Rudy Guede, a Perugia resident with a police history of break-ins, was tried separately and convicted in the murder case. He served 13 years of a 16-year sentence and was released in 2021.
The slander case involved Diya Lumumba, also known as Patrick, who in 2007 ran a bar called Le Chic where Ms. Knox worked part-time.
Ms. Knox and her lawyers have argued that she was pressured by police into accusing Mr. Lumumba after a nightlong interrogation during which she said she was slapped. Mr. Lumumba was arrested, held in prison for two weeks, and released only after one of his clients provided an alibi.
Ms. Knox was initially found guilty of slandering him in 2009, and sentenced to three years in prison, in a conviction that was upheld by various Italian courts.
In 2019, Europe’s top human rights court ruled that Ms. Knox had been deprived of adequate legal assistance while being interrogated, violating her right to a fair trial, and ordered Italy to pay her 18,400 euros, or about $21,000 at the time, in damages, costs and expenses. The court also raised questions about the role of Ms. Knox’s interpreter, and said that her statements during the interrogation “had been taken in an atmosphere of intense psychological pressure.”
Italy’s high court ordered a new slander trial based on that ruling, but she was convicted again by a Florence court last year. Her appeal was rejected on Thursday by the Rome-based Court of Cassation, Italy’s highest court.
During the hearing on Thursday, Mr. Dalla Vedova, had said that Mr. Lumumba had “not been a victim of Ms. Knox but alongside Ms. Knox.”
Luca Lupária Donati, another of her lawyers, said they would wait to read the court’s reasoning before deciding whether to appeal again to the European human rights court. “We’re curious to read what they say,” he of Thursday’s ruling, as it “diminished what the European court had ruled.”
“This is something I find very unjust for Amanda,” he said.
Ms. Knox has spoken frequently on her podcast, Labyrinths, of the psychological and emotional toll that the conviction has taken on her. There have also been practical effects — she wrote on X this week that she recently had to cancel a trip to Australia as she was unable to get a visa because of her “criminal” background.
Since returning to the United States, Ms. Knox, now a mother of two, has become an advocate for people unjustly incarcercerated and a campaigner for criminal justice reform. She is also co-producing a Hulu series about the case that is currently being shot in Italy and Hungary.
Because of the accusation, Mr. Lumumba lost his business, and he left Italy with his family. He now lives in Krakow, Poland where he runs an import-export business, but he misses his life in Perugia, he said at the courthouse on Thursday.

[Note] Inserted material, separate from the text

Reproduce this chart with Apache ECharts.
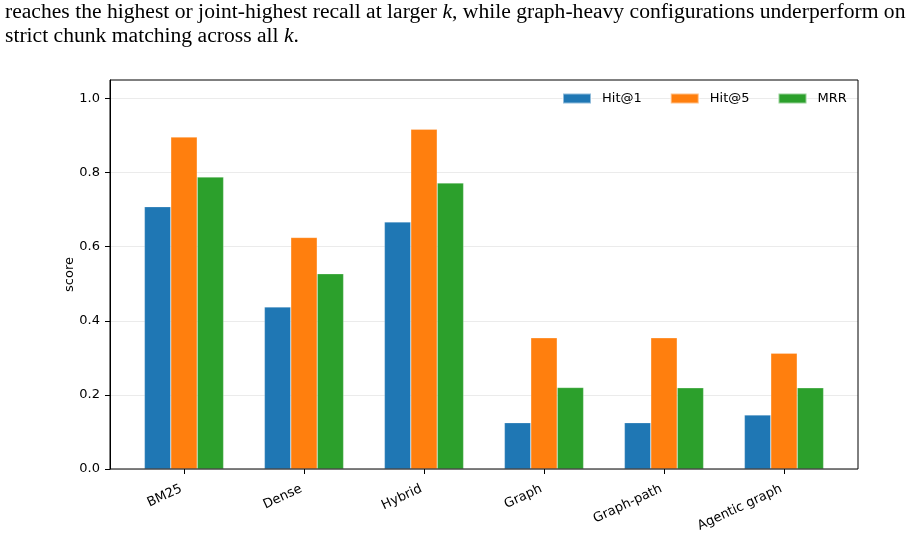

He too said he could not wait to put the case behind him. The never-ending trials “always bring to mind that morning when they came to arrest me, and the days in prison,” he said.
Carlo Pacelli, his lawyer, said Thursday that not only had Ms. Knox never apologized for falsely accusing his client, she had never offered to make financial amends.
In Florence last year, Ms. Knox offered an apology of sorts, saying: “I am very sorry I was not strong enough to resist the pressure of the police and that he suffered for it.”
After the verdict, Mr. Pacelli said his client could use the sentence to ask for damages, but that there could be insurmountable obstacles, “because Amanda lives in the United States and it’s not easy to pursue.”